Используя неудачу российского предложения, Бисмарк в очередной раз через Швейница доносил до Александра II мысль, что «без революции в Пруссии и Германии мы никоим образом не можем отказаться от плодов нашей победы, завоеванной под угрозой нашего собственного существования, или сделать оформление Германии зависимым от решений конгресса». Бисмарк также писал, что в случае активного вмешательства заграницы во внутренние дела Германии, он стал бы советовать королю «высвободить для противостояния национальные силы Германии и соседних с ней стран»[1323].
Складывающуюся между Пруссией и Францией симпатию, вследствие которой позиция Бисмарка становилась все более независимой, в России не воспринимали всерьез. «Московские ведомости» отмечали: «Всякое соглашение и всякий союз между новой Пруссией и Францией будут покоиться лишь на искусственных и совершенно непрочных основах и комбинациях. Очень может быть, что и теперь уже имеются в виду подобные комбинации; но едва ли они могут иметь какую-нибудь будущность»[1324]. Тем не менее, в Петербурге эту показную симпатию извечных противников решили ослабить.
3 августа Редерн отправил в Берлин телеграмму[1325], содержание которой не могло не обрадовать Бисмарка.
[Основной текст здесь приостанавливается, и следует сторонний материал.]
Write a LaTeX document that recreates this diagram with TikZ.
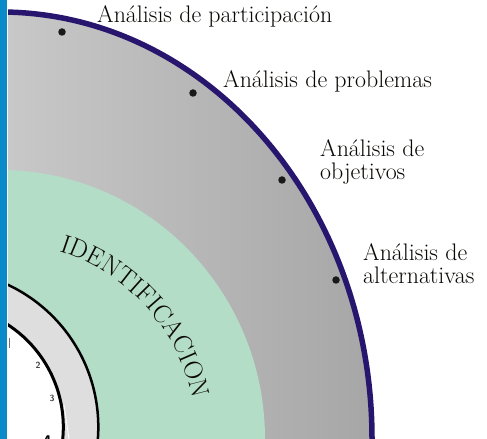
\documentclass[tikz,border=0pt]{standalone}
\usetikzlibrary{decorations.text}
\definecolor{navy}{RGB}{40,22,110}
\definecolor{ringgreen}{RGB}{180,221,200}
\definecolor{lgray}{RGB}{222,222,222}
\definecolor{barblue}{RGB}{10,138,200}
\definecolor{grayL}{RGB}{200,200,200}
\definecolor{grayR}{RGB}{166,166,166}
\definecolor{inktext}{RGB}{10,8,5}
\begin{document}
\begin{tikzpicture}[x=1bp,y=1bp,
  lbl/.style={anchor=base west, inner sep=0pt, font=\fontsize{24}{24}\selectfont, align=left, text=inktext},
  dotmark/.style={circle, fill=black!90, draw=none, minimum size=7.5bp, inner sep=0pt},
  num/.style={inner sep=0pt, font=\sffamily\bfseries\fontsize{9}{9}\selectfont, text=black!75}]
\useasboundingbox (0,0) rectangle (487,439);
\begin{scope}
  \clip (8,0) rectangle (487,439);
  % outer gray disc
  \begin{scope}
    \clip (0,0) ellipse [x radius=372bp, y radius=427bp];
    \shade[left color=grayL, right color=grayR] (8,0) rectangle (375,439);
  \end{scope}
  \draw[navy, line width=5.5bp] (0,0) ellipse [x radius=372bp, y radius=427bp];
  % green disc
  \fill[ringgreen] (0,0) ellipse [x radius=265bp, y radius=269bp];
  % inner rings
  \coordinate (c) at (-58.7,12);
  \fill[lgray] (c) circle [radius=157bp];
  \draw[black, line width=2.5bp] (c) circle [radius=157bp];
  \fill[white] (c) circle [radius=122bp];
  \draw[black, line width=3bp] (c) circle [radius=122bp];
  \draw[white, line width=0.8bp] (64,34) -- (69,0);
  \draw[black!55, line width=0.8bp] (9,91) -- (9,101);
  \node[num] (n2) at (38,74) {2};
  \node[num] (n3) at (52,41) {3};
  \node[inner sep=0pt, font=\sffamily\bfseries\fontsize{17}{17}\selectfont] (n4) at (47,-3) {4};
  % curved title
  \path[decorate, decoration={text along path, text align=center,
        text={|\fontsize{26}{26}\selectfont\color{inktext}|IDENTIFICACION}}]
        (0,0) ++(80:197) arc[start angle=80, end angle=4, radius=197];
\end{scope}
% left bar
\fill[barblue] (0,0) rectangle (6.5,439);
% dots
\node[dotmark] (d1) at (62,407) {};
\node[dotmark] (d2) at (193,346) {};
\node[dotmark] (d3) at (282,259) {};
\node[dotmark] (d4) at (336,159) {};
% labels
\node[lbl] (l1) at (97,416) {Análisis de participación};
\node[lbl] (l2) at (223,351) {Análisis de problemas};
\node[lbl] (l3) at (320,259) {Análisis de\\objetivos};
\node[lbl] (l4) at (363,155) {Análisis de\\alternativas};
\end{tikzpicture}
\end{document}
Оставаясь несогласным с изменением карты Европы фактически без согласования с нейтральными великими державами[1326], но принимая во внимание уклончивую позицию Англии и Франции в отношении своего искреннего желания провести мирную конференцию, Александр II отказывался в дальнейшем поддерживать эту миротворческую идею[1327]. «Мы планировали другой путь, писал Горчаков, но вскоре мы осознали, что были не на своем месте в сегодняшней Европе»[1328]. Об этом вскоре стало известно и во Франции. Парижский корреспондент «Allgemeine Zeitung» сообщал, что «петербургский кабинет очень быстро изменил свою позицию на противоположную и теперь заявляет, что он также мало желает апелляции к европейскому трибуналу, как и другие великие державы»[1329].